Last Friday, I left the school as a seventh grade teacher. On Tuesday, I came in as an eighth grade teacher. In between those days was a "holiday," during which I was at school, relocating, leaving one room in which I was comfortable and moving into one that "belonged" to another teacher two days prior. Had help moving... two of my cluster teachers were there, too, also moving.

You see, we have a small seventh grade this year. The State has a maximum class size: 28 (this year). the State mandates no minimum class size, and here's why- if a school has just one student identified as "special needs," that one student gets a single teacher. We have four hearing impaired students at my school. They have four people assigned to be with them at all times. that's a one to one ratio. Our seventh grade wasn't that small. My largest class was 17 students. That is awesome! It is also the target number, according to our governor. According to the Bibb County Board of Education, that's too many teachers.
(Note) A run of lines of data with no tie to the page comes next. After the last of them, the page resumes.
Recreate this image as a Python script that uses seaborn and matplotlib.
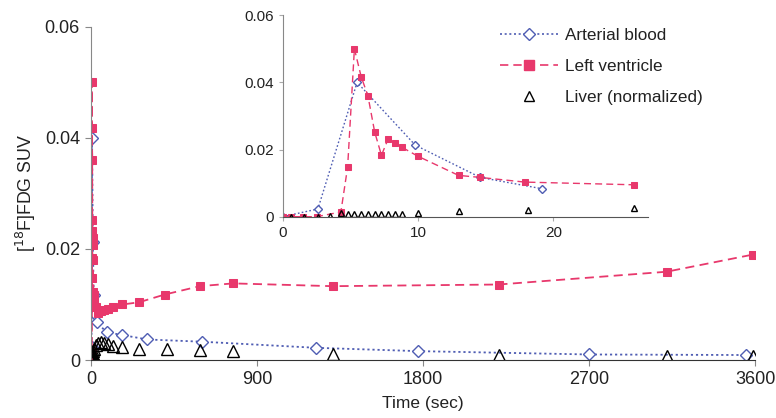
import numpy as np
import matplotlib
matplotlib.use("Agg")
import matplotlib.pyplot as plt
import seaborn as sns
from matplotlib.lines import Line2D

# time (sec) and SUV values
t_blood = [0, 2.6, 5.5, 9.8, 14.6, 19.2, 30, 85, 170, 305, 600, 1220, 1775, 2700, 3550]
blood = [0, 0.0023, 0.040, 0.0213, 0.0117, 0.0083, 0.0068, 0.0050, 0.0045, 0.0037,
         0.0033, 0.0022, 0.0016, 0.0010, 0.0009]

t_lv = [0, 0.6, 1.5, 2.5, 4.3, 4.8, 5.3, 5.8, 6.3, 6.8, 7.3, 7.8, 8.3, 8.8, 10.0,
        13.0, 14.6, 17.9, 26.0, 40, 55, 70, 90, 120, 170, 260, 400, 590, 770,
        1310, 2210, 3120, 3590]
lv = [0, 0, 0, 0, 0.0014, 0.0148, 0.050, 0.0417, 0.036, 0.0252, 0.0183, 0.0232,
      0.022, 0.0207, 0.018, 0.0123, 0.0117, 0.0103, 0.0095, 0.0085, 0.0088,
      0.0090, 0.0092, 0.0095, 0.0100, 0.0104, 0.0118, 0.0133, 0.0138, 0.0133,
      0.0136, 0.0159, 0.0190]

t_liver = [0.6, 1.6, 2.6, 3.5, 4.3, 4.8, 5.3, 5.8, 6.3, 6.8, 7.3, 7.8, 8.3, 8.8,
           10.0, 13.0, 18.1, 26.0, 40, 55, 70, 90, 120, 170, 260, 410, 590, 770,
           1310, 2210, 3120, 3590]
liver = [0, 0, 0, 0.0002, 0.001, 0.0008, 0.0007, 0.0007, 0.0007, 0.0007, 0.0007,
         0.0007, 0.0009, 0.0009, 0.0011, 0.0017, 0.002, 0.0027, 0.0030, 0.0032,
         0.0031, 0.0029, 0.0026, 0.0023, 0.0020, 0.0019, 0.0018, 0.0016, 0.0011,
         0.0009, 0.0007, 0.0007]

pink = "#e8386c"
blue = "#4f5db3"
txt = "#222222"

sns.set_style("white")
plt.rcParams["font.family"] = ["Liberation Sans", "DejaVu Sans"]
plt.rcParams["font.size"] = 12

fig = plt.figure(figsize=(7.76, 4.18), dpi=100)
ax = fig.add_axes([0.1173, 0.1387, 0.8557, 0.797])


def draw(a, tmax, ms_sq, ms_d, ms_t, lw):
    tb = [t for t in t_blood if t <= tmax]
    tl = [t for t in t_lv if t <= tmax]
    tr = [t for t in t_liver if t <= tmax]
    sns.lineplot(x=tb, y=blood[:len(tb)], ax=a, sort=False, estimator=None,
                 color=blue, linestyle=(0, (1.2, 1.6)), lw=lw, marker="D",
                 markersize=ms_d, markerfacecolor="white", markeredgecolor=blue,
                 markeredgewidth=1.0)
    sns.lineplot(x=tl, y=lv[:len(tl)], ax=a, sort=False, estimator=None,
                 color=pink, linestyle=(0, (5, 3)), lw=lw, marker="s",
                 markersize=ms_sq, markeredgecolor=pink)
    a.plot(tr, liver[:len(tr)], linestyle="none", marker="^", markersize=ms_t,
           markerfacecolor="none", markeredgecolor="black", markeredgewidth=1.0)


draw(ax, 4000, 6, 6, 8, 1.3)
ax.set_xlim(0, 3600)
ax.set_ylim(0, 0.06)
ax.set_xticks([0, 900, 1800, 2700, 3600])
ax.set_yticks([0, 0.02, 0.04, 0.06])
ax.set_yticklabels(["0", "0.02", "0.04", "0.06"])
ax.set_xlabel("Time (sec)", color=txt, fontsize=12.5)
ax.set_ylabel("[$^{18}$F]FDG SUV", color=txt, fontsize=12.8)
ax.xaxis.set_label_coords(0.5, -0.108)
ax.yaxis.set_label_coords(-0.08, 0.5)
for s in ["top", "right"]:
    ax.spines[s].set_visible(False)
ax.spines["left"].set_color("#888888")
ax.spines["bottom"].set_color("#333333")
ax.tick_params(axis="both", colors=txt, labelsize=13, length=4, direction="out",
               color="#888888", left=True, bottom=True, pad=4)

ins = fig.add_axes([0.3643, 0.4816, 0.4707, 0.482])
ins.patch.set_alpha(0)
draw(ins, 27, 4.5, 4, 4.5, 1.0)
ins.set_xlim(0, 27)
ins.set_ylim(0, 0.06)
ins.set_xticks([0, 10, 20])
ins.set_yticks([0, 0.02, 0.04, 0.06])
ins.set_yticklabels(["0", "0.02", "0.04", "0.06"])
for s in ["top", "right"]:
    ins.spines[s].set_visible(False)
ins.spines["left"].set_color("#888888")
ins.spines["bottom"].set_color("#555555")
ins.tick_params(axis="both", colors=txt, labelsize=11, length=3, direction="out",
                color="#aaaaaa", left=True, bottom=True)

handles = [
    Line2D([], [], color=blue, linestyle=(0, (1.2, 1.6)), lw=1.2, marker="D",
           markersize=6, markerfacecolor="white", markeredgecolor=blue),
    Line2D([], [], color=pink, linestyle=(0, (5, 3)), lw=1.2, marker="s",
           markersize=7, markeredgecolor=pink),
    Line2D([], [], linestyle="none", marker="^", markersize=7,
           markerfacecolor="none", markeredgecolor="black"),
]
labels = ["Arterial blood", "Left ventricle", "Liver (normalized)"]
fig.legend(handles, labels, loc="upper left", bbox_to_anchor=(0.624, 0.97),
           frameon=False, handlelength=3.4, handletextpad=0.45,
           labelspacing=0.95, fontsize=12.3, labelcolor=txt)

fig.savefig("out.png", dpi=100)
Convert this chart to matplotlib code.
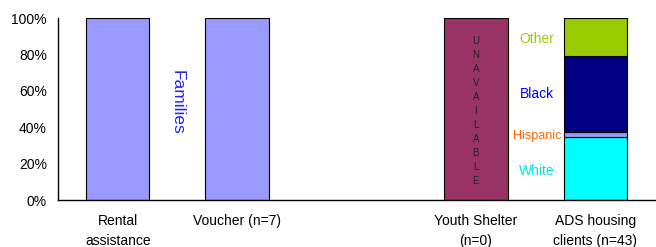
import numpy as np
import matplotlib.pyplot as plt
from matplotlib.ticker import PercentFormatter

plt.rcParams['font.family'] = ['Liberation Sans', 'DejaVu Sans']

# Data
categories = ['Rental\nassistance', 'Voucher (n=7)', '', 'Youth Shelter\n(n=0)', 'ADS housing\nclients (n=43)']
families = [100, 100, 0, 0, 0]          # Rental / Voucher: families only
unavailable = [0, 0, 0, 100, 0]         # Youth Shelter: no data
ads_counts = {'White': 15, 'Hispanic': 1, 'Black': 18, 'Other': 9}
ads_total = 43

seg_colors = {'White': '#00FFFF', 'Hispanic': '#9999FF', 'Black': '#000080', 'Other': '#99CC00'}
label_colors = {'White': '#00E5E5', 'Hispanic': '#FF6600', 'Black': '#0000FF', 'Other': '#99CC00'}
label_sizes = {'White': 10, 'Hispanic': 9, 'Black': 10, 'Other': 10}

x = np.arange(len(categories))
w = 0.53

fig = plt.figure(figsize=(6.56, 2.47), dpi=100)
ax = fig.add_axes([58 / 656, 47 / 247, 597 / 656, 182 / 247])

ax.bar(x[:2], families[:2], w, color='#9999FF', edgecolor='black', linewidth=0.8)
ax.bar(x[3], unavailable[3], w, color='#993366', edgecolor='black', linewidth=0.8)

bottom = 0
for name, n in ads_counts.items():
    pct = n / ads_total * 100
    ax.bar(x[4], pct, w, bottom=bottom, color=seg_colors[name], edgecolor='black', linewidth=0.8)
    bottom += pct

# annotations
ax.text(0.5, 53.5, 'Families', rotation=-90, color='#2222FF', fontsize=12.5, ha='center', va='center')
ax.text(x[3], 49, '\n'.join('UNAVAILABLE'), color='#222222', fontsize=7, ha='center', va='center',
        linespacing=1.5)
label_y = {'Other': 88.7, 'Black': 58.5, 'Hispanic': 35.4, 'White': 15.7}
for name in ads_counts:
    ax.text(3.51, label_y[name], name, color=label_colors[name], fontsize=label_sizes[name],
            ha='center', va='center')

ax.set_xlim(-0.5, 4.5)
ax.set_ylim(0, 100)
ax.set_yticks([0, 20, 40, 60, 80, 100])
ax.yaxis.set_major_formatter(PercentFormatter(decimals=0))
ax.set_xticks(x)
ax.set_xticklabels(categories, linespacing=1.6)
ax.tick_params(axis='both', length=0, labelsize=10, colors='black')
ax.tick_params(axis='y', pad=8)
ax.tick_params(axis='x', pad=10)
for s in ['top', 'right']:
    ax.spines[s].set_visible(False)
for s in ['left', 'bottom']:
    ax.spines[s].set_linewidth(1.0)

fig.savefig('out.png', dpi=100)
So, the solution was to move three happily placed eighth grade teachers in new schools and move three happily placed seventh grade teachers into the three spots left open by the moving of the other three teachers. It is quite awkward.

I am now playing catch up... and I am four weeks behind! I don't know my students, but progress reports went home today... and I will be getting calls about these students' progress report grades! But, that's OK. It has to be. There is no choice.

Now, it is Wednesday. I've been with these kids for two days. And I won't be at school tomorrow because of a required workshop I must attend. I have had no time to plan for my absence based on my students' needs, so I am covering my butt by assigning a CRCT practice test. Because we are administering the ITBS next week for two weeks. Five more days where I don't teach.

It's just frustrating. I need a day, maybe two, in my classroom.. alone.. with some good music. Days on the clock. Days where I can sit down and stand up and deal with it. Days when I am supposed to be working, therefore, I am. Not holidays, not afternoons, not my own time. Keep school out of my classroom for a day or two. Allow me to refocus, recenter, relocate.

Am I going to get it? Nope.

Maybe, at some point, I'll catch up. For now, I am overwhelmed, and I am not a man easily overwhelmed.